> Written instruction:
Reproduce the listing word for word, leaving every picture behind.

> Data:
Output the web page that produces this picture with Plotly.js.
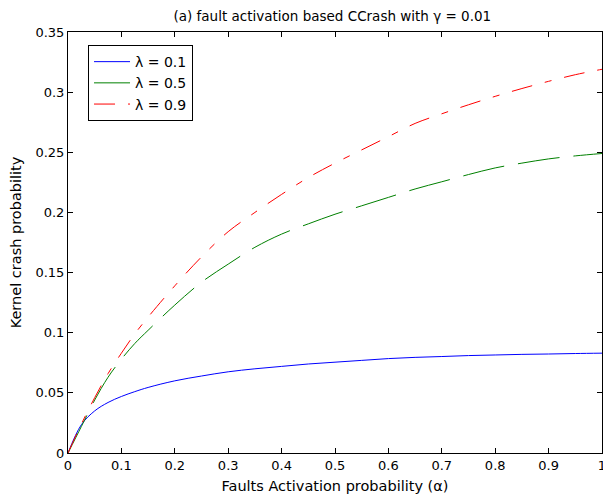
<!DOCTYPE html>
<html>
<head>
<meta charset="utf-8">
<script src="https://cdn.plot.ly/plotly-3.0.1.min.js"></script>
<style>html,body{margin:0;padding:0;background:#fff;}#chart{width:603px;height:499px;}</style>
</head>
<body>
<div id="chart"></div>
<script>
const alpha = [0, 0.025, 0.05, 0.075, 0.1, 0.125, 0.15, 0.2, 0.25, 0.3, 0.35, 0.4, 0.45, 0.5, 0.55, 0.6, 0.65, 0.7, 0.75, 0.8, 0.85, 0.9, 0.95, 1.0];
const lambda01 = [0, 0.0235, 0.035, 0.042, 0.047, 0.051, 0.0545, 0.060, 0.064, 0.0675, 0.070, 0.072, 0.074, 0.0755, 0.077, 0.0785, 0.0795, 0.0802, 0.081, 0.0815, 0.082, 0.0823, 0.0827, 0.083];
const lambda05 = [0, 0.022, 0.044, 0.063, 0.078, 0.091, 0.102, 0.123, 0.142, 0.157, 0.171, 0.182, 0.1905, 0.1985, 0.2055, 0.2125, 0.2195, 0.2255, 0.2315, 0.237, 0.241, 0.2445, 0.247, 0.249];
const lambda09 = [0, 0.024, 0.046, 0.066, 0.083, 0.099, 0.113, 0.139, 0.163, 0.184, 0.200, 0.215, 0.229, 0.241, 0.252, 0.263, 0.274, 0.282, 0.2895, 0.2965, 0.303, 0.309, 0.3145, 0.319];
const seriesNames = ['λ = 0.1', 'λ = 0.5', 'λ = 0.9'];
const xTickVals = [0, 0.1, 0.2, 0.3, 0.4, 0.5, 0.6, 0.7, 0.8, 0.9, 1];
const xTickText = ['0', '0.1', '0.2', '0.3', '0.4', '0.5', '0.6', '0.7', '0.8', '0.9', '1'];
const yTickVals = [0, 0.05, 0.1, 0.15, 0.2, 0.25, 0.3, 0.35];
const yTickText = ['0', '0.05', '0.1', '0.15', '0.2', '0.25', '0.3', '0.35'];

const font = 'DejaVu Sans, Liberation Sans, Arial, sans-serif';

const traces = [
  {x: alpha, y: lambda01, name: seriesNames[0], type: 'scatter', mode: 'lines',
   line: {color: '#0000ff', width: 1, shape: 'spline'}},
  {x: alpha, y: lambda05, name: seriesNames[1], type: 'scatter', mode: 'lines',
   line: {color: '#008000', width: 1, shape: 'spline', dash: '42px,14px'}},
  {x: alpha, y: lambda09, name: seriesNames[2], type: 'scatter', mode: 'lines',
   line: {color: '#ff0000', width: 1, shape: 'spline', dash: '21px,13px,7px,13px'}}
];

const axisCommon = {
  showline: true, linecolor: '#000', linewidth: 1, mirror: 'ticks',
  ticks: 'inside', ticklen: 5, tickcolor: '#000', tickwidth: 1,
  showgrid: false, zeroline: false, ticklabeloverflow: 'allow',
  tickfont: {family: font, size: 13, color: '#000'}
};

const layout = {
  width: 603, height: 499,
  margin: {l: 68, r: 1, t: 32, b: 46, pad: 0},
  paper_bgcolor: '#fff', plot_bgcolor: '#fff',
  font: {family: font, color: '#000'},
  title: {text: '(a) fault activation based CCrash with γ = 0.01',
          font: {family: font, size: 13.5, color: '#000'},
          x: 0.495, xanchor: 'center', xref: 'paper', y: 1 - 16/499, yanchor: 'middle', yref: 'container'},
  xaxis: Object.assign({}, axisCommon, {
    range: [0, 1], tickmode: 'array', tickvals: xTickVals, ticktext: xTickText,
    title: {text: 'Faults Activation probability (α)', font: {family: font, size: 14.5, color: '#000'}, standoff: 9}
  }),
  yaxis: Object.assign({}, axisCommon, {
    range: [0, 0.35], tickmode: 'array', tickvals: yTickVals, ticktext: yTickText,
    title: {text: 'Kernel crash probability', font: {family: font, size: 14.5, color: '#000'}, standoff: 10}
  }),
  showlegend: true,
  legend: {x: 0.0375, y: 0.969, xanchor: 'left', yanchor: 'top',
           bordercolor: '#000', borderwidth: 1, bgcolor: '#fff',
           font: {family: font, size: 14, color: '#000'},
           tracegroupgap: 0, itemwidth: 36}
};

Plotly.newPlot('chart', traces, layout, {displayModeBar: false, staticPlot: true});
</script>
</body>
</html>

> Answer to the exercise:
Output the web page that produces this picture with Plotly.js.
<!DOCTYPE html>
<html>
<head>
<meta charset="utf-8">
<script src="https://cdn.plot.ly/plotly-3.0.1.min.js"></script>
<style>html,body{margin:0;padding:0;background:#fff;}#chart{width:603px;height:499px;}</style>
</head>
<body>
<div id="chart"></div>
<script>
const alpha = [0, 0.025, 0.05, 0.075, 0.1, 0.125, 0.15, 0.2, 0.25, 0.3, 0.35, 0.4, 0.45, 0.5, 0.55, 0.6, 0.65, 0.7, 0.75, 0.8, 0.85, 0.9, 0.95, 1.0];
const lambda01 = [0, 0.0235, 0.035, 0.042, 0.047, 0.051, 0.0545, 0.060, 0.064, 0.0675, 0.070, 0.072, 0.074, 0.0755, 0.077, 0.0785, 0.0795, 0.0802, 0.081, 0.0815, 0.082, 0.0823, 0.0827, 0.083];
const lambda05 = [0, 0.022, 0.044, 0.063, 0.078, 0.091, 0.102, 0.123, 0.142, 0.157, 0.171, 0.182, 0.1905, 0.1985, 0.2055, 0.2125, 0.2195, 0.2255, 0.2315, 0.237, 0.241, 0.2445, 0.247, 0.249];
const lambda09 = [0, 0.024, 0.046, 0.066, 0.083, 0.099, 0.113, 0.139, 0.163, 0.184, 0.200, 0.215, 0.229, 0.241, 0.252, 0.263, 0.274, 0.282, 0.2895, 0.2965, 0.303, 0.309, 0.3145, 0.319];
const seriesNames = ['λ = 0.1', 'λ = 0.5', 'λ = 0.9'];
const xTickVals = [0, 0.1, 0.2, 0.3, 0.4, 0.5, 0.6, 0.7, 0.8, 0.9, 1];
const xTickText = ['0', '0.1', '0.2', '0.3', '0.4', '0.5', '0.6', '0.7', '0.8', '0.9', '1'];
const yTickVals = [0, 0.05, 0.1, 0.15, 0.2, 0.25, 0.3, 0.35];
const yTickText = ['0', '0.05', '0.1', '0.15', '0.2', '0.25', '0.3', '0.35'];

const font = 'DejaVu Sans, Liberation Sans, Arial, sans-serif';

const traces = [
  {x: alpha, y: lambda01, name: seriesNames[0], type: 'scatter', mode: 'lines',
   line: {color: '#0000ff', width: 1, shape: 'spline'}},
  {x: alpha, y: lambda05, name: seriesNames[1], type: 'scatter', mode: 'lines',
   line: {color: '#008000', width: 1, shape: 'spline', dash: '42px,14px'}},
  {x: alpha, y: lambda09, name: seriesNames[2], type: 'scatter', mode: 'lines',
   line: {color: '#ff0000', width: 1, shape: 'spline', dash: '21px,13px,7px,13px'}}
];

const axisCommon = {
  showline: true, linecolor: '#000', linewidth: 1, mirror: 'ticks',
  ticks: 'inside', ticklen: 5, tickcolor: '#000', tickwidth: 1,
  showgrid: false, zeroline: false, ticklabeloverflow: 'allow',
  tickfont: {family: font, size: 13, color: '#000'}
};

const layout = {
  width: 603, height: 499,
  margin: {l: 68, r: 1, t: 32, b: 46, pad: 0},
  paper_bgcolor: '#fff', plot_bgcolor: '#fff',
  font: {family: font, color: '#000'},
  title: {text: '(a) fault activation based CCrash with γ = 0.01',
          font: {family: font, size: 13.5, color: '#000'},
          x: 0.495, xanchor: 'center', xref: 'paper', y: 1 - 16/499, yanchor: 'middle', yref: 'container'},
  xaxis: Object.assign({}, axisCommon, {
    range: [0, 1], tickmode: 'array', tickvals: xTickVals, ticktext: xTickText,
    title: {text: 'Faults Activation probability (α)', font: {family: font, size: 14.5, color: '#000'}, standoff: 9}
  }),
  yaxis: Object.assign({}, axisCommon, {
    range: [0, 0.35], tickmode: 'array', tickvals: yTickVals, ticktext: yTickText,
    title: {text: 'Kernel crash probability', font: {family: font, size: 14.5, color: '#000'}, standoff: 10}
  }),
  showlegend: true,
  legend: {x: 0.0375, y: 0.969, xanchor: 'left', yanchor: 'top',
           bordercolor: '#000', borderwidth: 1, bgcolor: '#fff',
           font: {family: font, size: 14, color: '#000'},
           tracegroupgap: 0, itemwidth: 36}
};

Plotly.newPlot('chart', traces, layout, {displayModeBar: false, staticPlot: true});
</script>
</body>
</html>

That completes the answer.